8.8.13

Gujarat Pipavav to invest Rs.1,100 Crore

The Danish APM Terminals-owned Gujarat Pipavav Port (GPPL), which runs India’s first private port at Pipavav, is planning to double the container capacity and setup tank farms at an investment of Rs 1,100 crore in the next two years.
Prakash Tulsiani, manging director of GPPL said that the company will spend around Rs 800 crore on increasing the container capacity from the existing 850,000 twenty foot equivalent units of containers (TEUs) to 1.5 million TEUs in the next two year period. “The company would increase the length of existing container jetty to 735 meters from the present 385 meters. While the road connectivity to the main port is being redone, the work at the water front would start by the end of monsoon,” said Tulsiani.
The company is also leasing out vast amount of land to three companies to develop the tank farms at the port. The investments worth Rs 300 crore would come from the developers. “The operations at the jetty would be taken care by GPPL the tank farms would be operated by the companies setting up the farms. There would be 50 tanks set up by each firm taking the total capacity to around 1 million tonne,” said Tulsiani.
“The funds for the expansion purpose have already been signed with International Finance Corporation (IFC) — Rs 700 crore as debt — the remaining Rs 100 crore has been raised via private placement to qualified institutional buyers (QIBs),” noted Tulsiani.
At a time when the shipping sector is down and the overal trade is affected due to global slowdown and drop in demand. The company has done better than the average, and have received new business.

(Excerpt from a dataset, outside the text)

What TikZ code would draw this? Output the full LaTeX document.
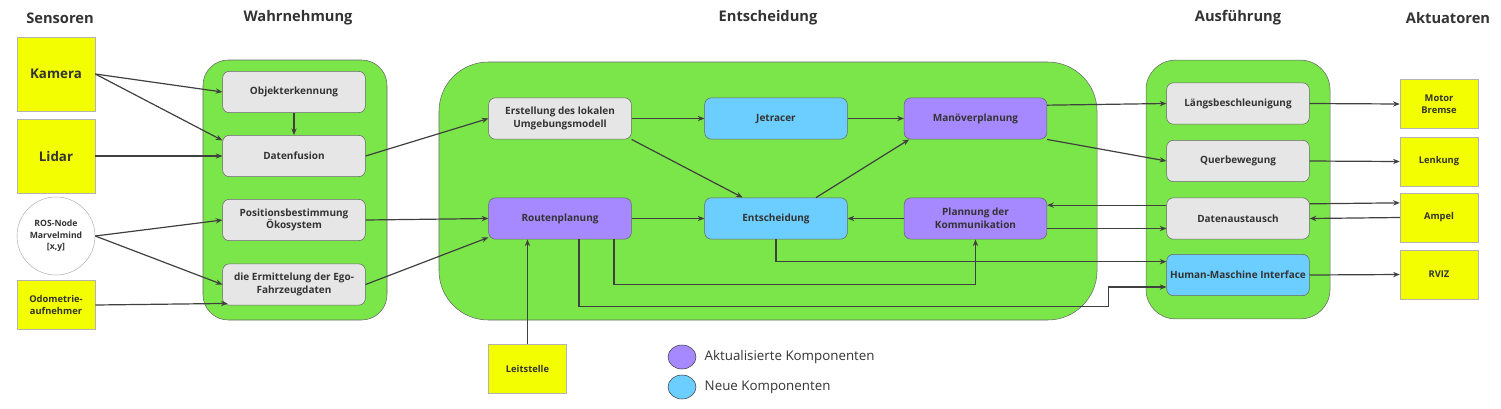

In terms of bulk capacities the port has two berths, but one is used as multi purpose berth and is currently being used by the container segment. Once the expansion is complete the container segment will move out from the multi-purpose berth that would then be used by bulk segment.
“We have seen the coal cargo grow year to date by 10 to 12 per cent that is for the first two quarters of the current year (January to December), while on quarter to quarter basis the cargo have risen by 300 per cent.
The growth is also on account of government allowing 100 per cent through to the power producers generating power on imported coal,“ said Tulsiani.
Even the fertiliser cargo is expected to grow in the current year due to good monsoon, he said.
“Overall there will be growth in the port sector in line with the growth in GDP but it would be a subdued growth,“ said Tulsiani.